Biden equals politics as usual in presidential race

By JOHN PETERSON

Adhering to his promises for change in the political process, Barack Obama made a revolutionary choice on Saturday when he chose his running mate. He chose a well-seasoned politico from Delaware.

What bravado.

We could call it the audacity of sameness. Other than being a competent civil servant, Sen. Joe Biden has one thing going for him – his middle name isn’t Hussein. This means there is nothing foreign about Biden.

If Obama’s choice is reviewed closely, the reasons for choosing Biden become apparent to the most politically absent-minded. It boils down to some fairly basic campaign logic. A sizable contingent of the American electorate is ignorant, and, sadly, no person can become president without proving they are just one of the guys despite their political record.

A candidate named Barack Obama may be the best person for the job.

However, when they just so happen to be pegged as a non-flag pin wearing elitist, secret Muslim, who is inexperienced, and doesn’t say the Pledge of Allegiance, who is connected to Tony Rezko, a hate-filled preacher who disdains whitey and a ’60s terrorist organization and – oh, he will force you to inflate your tires, chances of that candidate are being elected are low.

Even if most of that information is ridiculously incorrect, a constant barrage coming into people’s inboxes is so hard to keep up with that even Obama’s Web site has a hard time handling it.

These attacks make it difficult for people named Barack Hussein Obama to become president, even if the prevailing political winds are blowing at his back. In our fast-paced world many people simply do not pay attention to the substance of the candidates’ platforms; rather, they only pay attention to the negative.
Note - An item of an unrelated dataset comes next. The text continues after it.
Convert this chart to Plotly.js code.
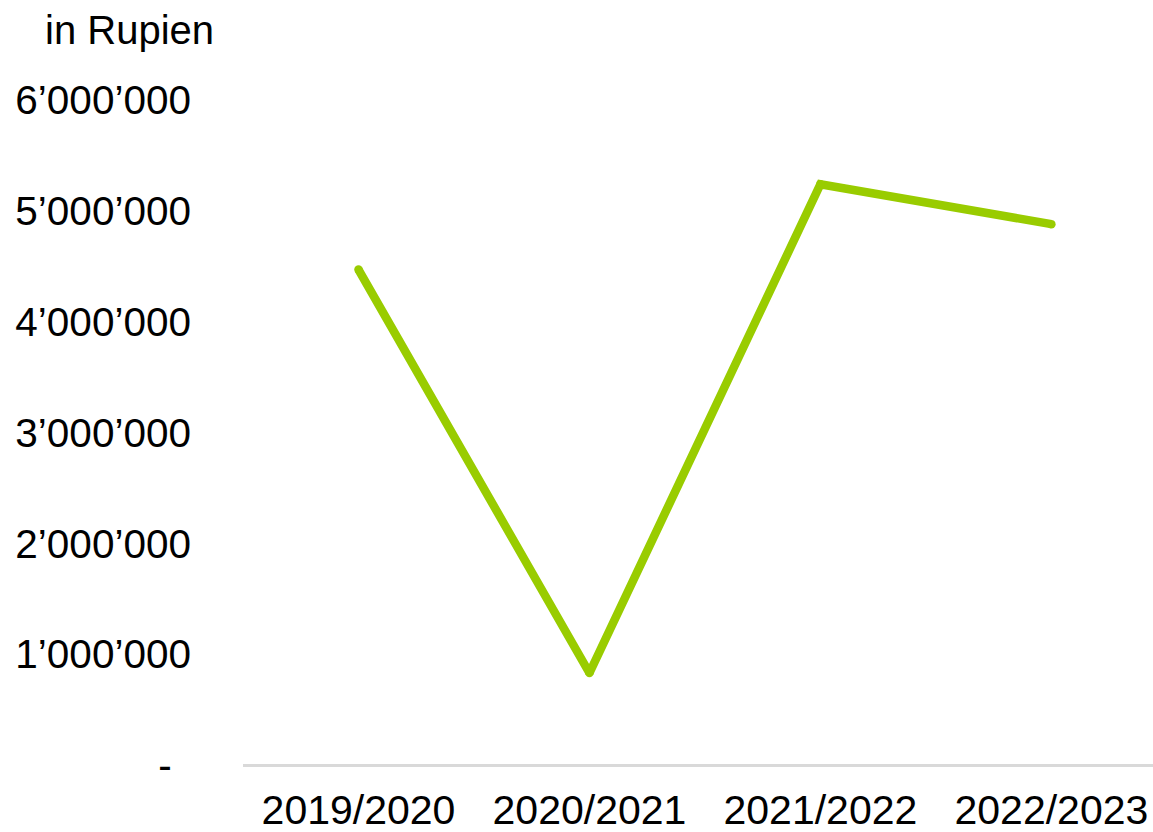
<!DOCTYPE html>
<html>
<head>
<meta charset="utf-8">
<script src="https://cdn.plot.ly/plotly-3.0.1.min.js"></script>
<style>html,body{margin:0;padding:0;background:#fff;}#chart{width:1153px;height:832px;}</style>
</head>
<body>
<div id="chart"></div>
<script>
const categories = ["2019/2020", "2020/2021", "2021/2022", "2022/2023"];
const values = [4470000, 830000, 5240000, 4880000];
const yTickVals = [0, 1000000, 2000000, 3000000, 4000000, 5000000, 6000000];
const yTickText = ["-\u00a0\u2009", "1\u2019000\u2019000", "2\u2019000\u2019000", "3\u2019000\u2019000", "4\u2019000\u2019000", "5\u2019000\u2019000", "6\u2019000\u2019000"];
const unitLabel = "in Rupien";

const fam = "Liberation Sans, Arial, sans-serif";

Plotly.newPlot("chart", [{
  type: "scatter",
  mode: "lines+markers",
  x: categories,
  y: values,
  line: {color: "#99CC00", width: 8.5},
  marker: {color: "#99CC00", size: 8.5},
  hoverinfo: "skip",
  showlegend: false
}], {
  width: 1153,
  height: 832,
  margin: {l: 243, r: 0, t: 100, b: 67},
  paper_bgcolor: "#ffffff",
  plot_bgcolor: "#ffffff",
  font: {family: fam, size: 40, color: "#000000"},
  title: {
    text: unitLabel,
    font: {family: fam, size: 40, color: "#000000"},
    x: 45 / 1153,
    xanchor: "left",
    xref: "container",
    y: 1 - 30 / 832,
    yanchor: "middle",
    yref: "container"
  },
  xaxis: {
    type: "category",
    range: [-0.5, 3.44],
    showgrid: false,
    zeroline: false,
    showline: false,
    ticks: "",
    tickfont: {family: fam, size: 41, color: "#000000"},
    ticklabelstandoff: 17
  },
  yaxis: {
    range: [0, 6000000],
    tickvals: yTickVals,
    ticktext: yTickText,
    showgrid: false,
    zeroline: true,
    zerolinecolor: "#d9d9d9",
    zerolinewidth: 3,
    showline: false,
    ticks: "",
    tickfont: {family: fam, size: 40.5, color: "#000000"},
    ticklabelstandoff: 51
  }
}, {displayModeBar: false, staticPlot: true});
</script>
</body>
</html>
Living in a political culture where being too smart is one of the cardinal sins for higher office candidates, juvenile attacks on one’s character carry more weight than any specific policy proposals. Therefore, Obama, who should have been able to choose a running mate capable of enhancing his image as a change candidate, had to make a safe choice.

So now we get a 68-year-old man who has been in the Senate since the beginning of Richard Nixon’s second term as president.

How then can he exemplify change with his candidacy? Biden becomes a glaring token of the status quo when you realize that there are only five more people in the Senate who have been there longer than him.

This is not to say that Biden is a bad candidate. If anyone truly deserved to be selected for this position it would be the Delaware Senator. If there’s anyone out there to call out John McCain for being nothing more than a noun verb and POW, given that McCain will unleash that deflective fact to avoid any tricky political question, it would be Biden. In the past, it was Biden who classically derided Rudy Giuliani this primary season as a noun verb and 9/11. Quite simply, Biden embodies politics-as-usual.

Biden will help deflect the barrage of attacks coming from conservative critics who know they cannot win an election based solely on the issues.

Unfortunately, it doesn’t matter that Obama has a real plan to make the U.S. energy independent, create new jobs, rejuvenate the economy, and help American families. All we’ve heard is McCain’s attack that Obama only wants to inflate your tires. This is why Obama needs Biden.

Biden may not be the personification of change, but he is something important.

He is an injection of politics-as-usual the Obama campaign so desperately needs.